Both men hugged, beamed, held hands and showered each other with praise.
As he often does, the theatrical and provocative Chavez stuck his finger right into the global political sore spot, joking that a bomb was ready under a grassy knoll in front of his Miraflores palace steps.
“That hill will open up and a big atomic bomb will come out,” he said, the two men laughing together.
“The imperialist spokesmen say … Ahmadinejad and I are going into the Miraflores basement now to set our sights on Washington and launch cannons and missiles … It’s laughable.”
U.S. officials from President Barack Obama down have expressed disquiet over Venezuela’s close ties with Iran. They fear Chavez will weaken the international diplomatic front against Iran and could give Tehran an economic lifeline.
The United States and its allies believe Iran’s nuclear policy is aimed at producing a weapon.
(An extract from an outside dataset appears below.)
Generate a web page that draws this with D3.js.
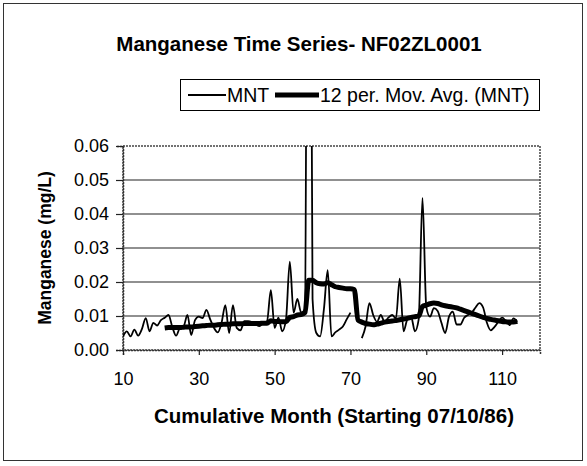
<!DOCTYPE html>
<html>
<head>
<meta charset="utf-8">
<script src="https://cdn.jsdelivr.net/npm/d3@7"></script>
<style>
  body { margin: 0; background: #fff; }
  svg { display: block; font-family: "Liberation Sans", Arial, sans-serif; }
</style>
</head>
<body>
<svg width="587" height="466"></svg>
<script>
const svg = d3.select("svg");

// Monthly manganese readings (mg/L), month 10 .. 114, null = no sample
const mntStart = 10;
const mntValues = [
  0.0040, 0.0055, 0.0040, 0.0060, 0.0042, 0.0062, 0.0094, 0.0055, 0.0080, 0.0072, // 10-19
  0.0088, 0.0095, 0.0103, 0.0068, 0.0042, 0.0065, 0.0070, 0.0103, 0.0044, 0.0088, // 20-29
  0.0098, 0.0094, 0.0118, 0.0090, 0.0065, 0.0052, 0.0080, 0.0132, 0.0050, 0.0132, // 30-39
  0.0065, 0.0058, 0.0085, 0.0085, 0.0082, 0.0075, 0.0070, 0.0080, 0.0085, 0.0176, // 40-49
  0.0065, 0.0095, 0.0055, 0.0090, 0.0260, 0.0110, 0.0150, 0.0110, 0.0120, 0.2500, // 50-59
  0.0150, 0.0050, 0.0040, 0.0120, 0.0235, 0.0040, 0.0052, 0.0060, 0.0069, 0.0090, // 60-69
  0.0110, null,   null,   0.0035, 0.0070, 0.0138, 0.0103, 0.0083, 0.0103, 0.0083, // 70-79
  0.0095, 0.0103, 0.0093, 0.0210, 0.0055, 0.0090, 0.0098, 0.0055, 0.0090, 0.0447, // 80-89
  0.0127, 0.0098, 0.0123, 0.0115, 0.0080, 0.0050, 0.0098, 0.0113, 0.0075, 0.0075, // 90-99
  0.0095, 0.0103, 0.0110, 0.0125, 0.0138, 0.0125, 0.0080, 0.0058, 0.0068, 0.0083, // 100-109
  0.0095, 0.0085, 0.0073, 0.0093, 0.0083                                           // 110-114
];

// 12 period moving average as plotted, month 21 .. 114
const maStart = 21;
const maValues = [
  0.0065, 0.0066, 0.0066, 0.0066, 0.0066, 0.0067, 0.0068, 0.0068, 0.0069,         // 21-29
  0.0070, 0.0071, 0.0072, 0.0073, 0.0073, 0.0074, 0.0075, 0.0076, 0.0076, 0.0077, // 30-39
  0.0077, 0.0077, 0.0078, 0.0078, 0.0078, 0.0078, 0.0078, 0.0079, 0.0079, 0.0086, // 40-49
  0.0084, 0.0084, 0.0083, 0.0083, 0.0096, 0.0098, 0.0103, 0.0104, 0.0110, 0.0205, // 50-59
  0.0205, 0.0198, 0.0195, 0.0194, 0.0198, 0.0192, 0.0186, 0.0184, 0.0182, 0.0180, // 60-69
  0.0180, 0.0178, 0.0088, 0.0082, 0.0078, 0.0076, 0.0074, 0.0076, 0.0079, 0.0082, // 70-79
  0.0084, 0.0085, 0.0087, 0.0089, 0.0091, 0.0093, 0.0096, 0.0098, 0.0100, 0.0128, // 80-89
  0.0132, 0.0136, 0.0138, 0.0137, 0.0133, 0.0130, 0.0128, 0.0126, 0.0124, 0.0120, // 90-99
  0.0116, 0.0112, 0.0108, 0.0104, 0.0100, 0.0096, 0.0093, 0.0090, 0.0088, 0.0086, // 100-109
  0.0084, 0.0083, 0.0082, 0.0082, 0.0084                                           // 110-114
];

const xTicks = [10, 30, 50, 70, 90, 110];
const yTicks = [0, 0.01, 0.02, 0.03, 0.04, 0.05, 0.06];

const mnt = mntValues.map((v, i) => ({ m: mntStart + i, v }));
const ma = maValues.map((v, i) => ({ m: maStart + i, v }));

const plot = { left: 123, right: 540, top: 146, bottom: 350 };

const x = d3.scaleLinear().domain([10, 120]).range([plot.left, plot.right]);
const y = d3.scaleLinear().domain([0, 0.06]).range([plot.bottom, plot.top]);

// outer chart frame
svg.append("rect")
  .attr("x", 3.5).attr("y", 3.5)
  .attr("width", 579).attr("height", 457)
  .attr("fill", "none").attr("stroke", "#333").attr("stroke-width", 1);

// title
svg.append("text")
  .attr("x", 299).attr("y", 51)
  .attr("text-anchor", "middle")
  .attr("font-size", 20.5).attr("font-weight", "bold")
  .text("Manganese Time Series- NF02ZL0001");

// gridlines
svg.append("g")
  .selectAll("line")
  .data(yTicks.filter(d => d > 0 && d < 0.06))
  .join("line")
  .attr("x1", plot.left).attr("x2", plot.right)
  .attr("y1", d => y(d)).attr("y2", d => y(d))
  .attr("stroke", "#222").attr("stroke-width", 1.2);

// plot area border (dotted in the scan)
svg.append("rect")
  .attr("x", plot.left).attr("y", plot.top)
  .attr("width", plot.right - plot.left).attr("height", plot.bottom - plot.top)
  .attr("fill", "none").attr("stroke", "#444").attr("stroke-width", 1.5)
  .attr("stroke-dasharray", "2,1");

svg.append("clipPath").attr("id", "clip")
  .append("rect")
  .attr("x", plot.left).attr("y", plot.top)
  .attr("width", plot.right - plot.left).attr("height", plot.bottom - plot.top);

// axes
const yAxis = svg.append("g")
  .attr("transform", `translate(${plot.left},0)`)
  .call(d3.axisLeft(y).tickValues(yTicks).tickFormat(d3.format(".2f")).tickSize(7).tickPadding(7));
const xAxis = svg.append("g")
  .attr("transform", `translate(0,${plot.bottom})`)
  .call(d3.axisBottom(x).tickValues(xTicks).tickSize(5).tickPadding(17));

[yAxis, xAxis].forEach(a => {
  a.select(".domain").attr("stroke", "#333").attr("stroke-width", 1.5).attr("stroke-dasharray", "2,1");
  a.selectAll(".tick line").attr("stroke", "#222").attr("stroke-width", 1.2);
  a.selectAll(".tick text").attr("font-size", 18).attr("fill", "#000")
    .attr("font-family", "Liberation Sans, Arial, sans-serif");
});

// axis titles
svg.append("text")
  .attr("transform", `translate(51,${(plot.top + plot.bottom) / 2}) rotate(-90)`)
  .attr("text-anchor", "middle")
  .attr("font-size", 17.5).attr("font-weight", "bold")
  .text("Manganese (mg/L)");

svg.append("text")
  .attr("x", 334).attr("y", 423)
  .attr("text-anchor", "middle")
  .attr("font-size", 20.5).attr("font-weight", "bold")
  .text("Cumulative Month (Starting 07/10/86)");

// series, smoothed without overshoot
const line = d3.line()
  .defined(d => d.v != null)
  .x(d => x(d.m))
  .y(d => y(d.v))
  .curve(d3.curveMonotoneX);

const lines = svg.append("g").attr("clip-path", "url(#clip)");

lines.append("path")
  .datum(mnt)
  .attr("d", line)
  .attr("fill", "none").attr("stroke", "#000").attr("stroke-width", 1.8)
  .attr("stroke-linejoin", "round");

lines.append("path")
  .datum(ma)
  .attr("d", line)
  .attr("fill", "none").attr("stroke", "#000").attr("stroke-width", 5)
  .attr("stroke-linejoin", "round");

// legend
const legend = svg.append("g");
legend.append("rect")
  .attr("x", 180.5).attr("y", 79.5)
  .attr("width", 359).attr("height", 31)
  .attr("fill", "#fff").attr("stroke", "#000").attr("stroke-width", 1);

legend.append("line")
  .attr("x1", 188).attr("x2", 226).attr("y1", 95).attr("y2", 95)
  .attr("stroke", "#000").attr("stroke-width", 1.8);
legend.append("text")
  .attr("x", 227).attr("y", 102)
  .attr("font-size", 19.5)
  .text("MNT");

legend.append("line")
  .attr("x1", 275).attr("x2", 319).attr("y1", 95).attr("y2", 95)
  .attr("stroke", "#000").attr("stroke-width", 5);
legend.append("text")
  .attr("x", 320).attr("y", 102)
  .attr("font-size", 19.5)
  .text("12 per. Mov. Avg. (MNT)");
</script>
</body>
</html>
Iran says it is only for peaceful power generation.
As well as Venezuela, Ahmadinejad plans to visit Nicaragua, Cuba and Ecuador—a visit that Washington has said shows its “desperation” for friends.
Those nations’ governments share Chavez’s broad global views, but do not have Venezuela’s economic clout and are unable to offer Iran any significant assistance.
Regional economic powerhouse Brazil, which gave the Iranian leader a warm welcome when he visited during the previous government of Luiz Inacio Lula da Silva, was notably absent from his agenda this time.
Analysts are watching closely to see if Chavez will back Iran’s threat to close the Strait of Hormuz, the world’s most important oil shipping lane, or how much he could undermine the sanctions by providing fuel or cash to Tehran.
Ahmadinejad, who is subordinate to Supreme Leader Ayatollah Ali Khamenei on foreign policy, has said little about the rising tensions with the West, including the sentencing to death of an Iranian-American man for spying for the CIA.
The Venezuelan and Iranian leaders mostly limited their comments on Monday to mutual adulation and anti-U.S. snipes.
“President Chavez is the champion in the war on imperialism,” Ahmadinejad said.
“The only bombs we’re preparing are bombs against poverty, hunger and misery,” added Chavez, saying 14,000 new homes had been built recently in Venezuela by Iranian constructors.